*Stored data:*
****************

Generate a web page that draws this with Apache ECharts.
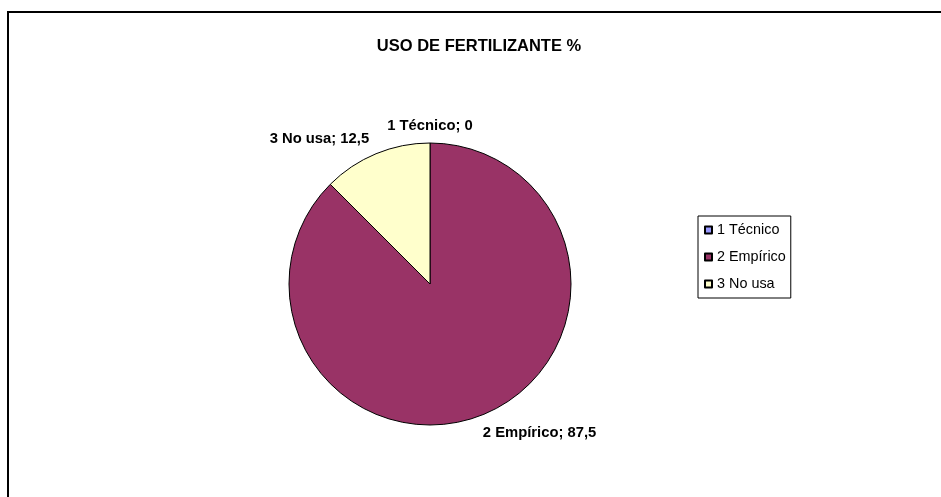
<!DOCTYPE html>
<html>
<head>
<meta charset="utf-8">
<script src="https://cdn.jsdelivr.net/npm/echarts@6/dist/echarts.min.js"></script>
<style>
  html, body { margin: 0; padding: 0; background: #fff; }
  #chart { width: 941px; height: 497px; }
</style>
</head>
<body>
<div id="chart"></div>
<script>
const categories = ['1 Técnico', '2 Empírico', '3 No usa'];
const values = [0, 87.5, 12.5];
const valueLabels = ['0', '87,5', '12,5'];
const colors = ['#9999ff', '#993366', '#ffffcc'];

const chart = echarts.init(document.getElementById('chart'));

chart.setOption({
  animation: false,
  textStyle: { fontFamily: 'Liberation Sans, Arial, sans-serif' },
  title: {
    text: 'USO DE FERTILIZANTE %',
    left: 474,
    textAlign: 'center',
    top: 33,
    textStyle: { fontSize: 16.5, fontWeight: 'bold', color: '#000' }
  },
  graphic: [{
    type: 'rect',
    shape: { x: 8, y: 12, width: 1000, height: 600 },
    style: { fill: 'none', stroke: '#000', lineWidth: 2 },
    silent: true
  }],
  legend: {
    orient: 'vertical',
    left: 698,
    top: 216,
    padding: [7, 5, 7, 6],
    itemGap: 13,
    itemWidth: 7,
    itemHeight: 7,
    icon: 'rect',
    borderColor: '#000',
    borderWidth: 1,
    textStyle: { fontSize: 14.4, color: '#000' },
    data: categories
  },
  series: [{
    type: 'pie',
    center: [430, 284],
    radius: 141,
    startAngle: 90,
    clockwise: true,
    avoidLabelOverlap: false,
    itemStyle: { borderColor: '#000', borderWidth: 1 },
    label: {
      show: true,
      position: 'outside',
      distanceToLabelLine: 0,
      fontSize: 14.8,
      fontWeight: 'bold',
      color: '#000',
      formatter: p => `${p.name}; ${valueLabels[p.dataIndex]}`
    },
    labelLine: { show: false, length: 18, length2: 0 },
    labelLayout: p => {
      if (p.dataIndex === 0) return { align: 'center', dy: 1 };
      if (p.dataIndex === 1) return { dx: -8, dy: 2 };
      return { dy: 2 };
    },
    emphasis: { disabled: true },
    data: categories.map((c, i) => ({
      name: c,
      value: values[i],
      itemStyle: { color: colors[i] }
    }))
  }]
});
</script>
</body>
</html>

****************

*Exercise requirements:* Strip out the pictures and quote the remaining data word for word.

*Task answer:*
Generate a web page that draws this with Apache ECharts.
<!DOCTYPE html>
<html>
<head>
<meta charset="utf-8">
<script src="https://cdn.jsdelivr.net/npm/echarts@6/dist/echarts.min.js"></script>
<style>
  html, body { margin: 0; padding: 0; background: #fff; }
  #chart { width: 941px; height: 497px; }
</style>
</head>
<body>
<div id="chart"></div>
<script>
const categories = ['1 Técnico', '2 Empírico', '3 No usa'];
const values = [0, 87.5, 12.5];
const valueLabels = ['0', '87,5', '12,5'];
const colors = ['#9999ff', '#993366', '#ffffcc'];

const chart = echarts.init(document.getElementById('chart'));

chart.setOption({
  animation: false,
  textStyle: { fontFamily: 'Liberation Sans, Arial, sans-serif' },
  title: {
    text: 'USO DE FERTILIZANTE %',
    left: 474,
    textAlign: 'center',
    top: 33,
    textStyle: { fontSize: 16.5, fontWeight: 'bold', color: '#000' }
  },
  graphic: [{
    type: 'rect',
    shape: { x: 8, y: 12, width: 1000, height: 600 },
    style: { fill: 'none', stroke: '#000', lineWidth: 2 },
    silent: true
  }],
  legend: {
    orient: 'vertical',
    left: 698,
    top: 216,
    padding: [7, 5, 7, 6],
    itemGap: 13,
    itemWidth: 7,
    itemHeight: 7,
    icon: 'rect',
    borderColor: '#000',
    borderWidth: 1,
    textStyle: { fontSize: 14.4, color: '#000' },
    data: categories
  },
  series: [{
    type: 'pie',
    center: [430, 284],
    radius: 141,
    startAngle: 90,
    clockwise: true,
    avoidLabelOverlap: false,
    itemStyle: { borderColor: '#000', borderWidth: 1 },
    label: {
      show: true,
      position: 'outside',
      distanceToLabelLine: 0,
      fontSize: 14.8,
      fontWeight: 'bold',
      color: '#000',
      formatter: p => `${p.name}; ${valueLabels[p.dataIndex]}`
    },
    labelLine: { show: false, length: 18, length2: 0 },
    labelLayout: p => {
      if (p.dataIndex === 0) return { align: 'center', dy: 1 };
      if (p.dataIndex === 1) return { dx: -8, dy: 2 };
      return { dy: 2 };
    },
    emphasis: { disabled: true },
    data: categories.map((c, i) => ({
      name: c,
      value: values[i],
      itemStyle: { color: colors[i] }
    }))
  }]
});
</script>
</body>
</html>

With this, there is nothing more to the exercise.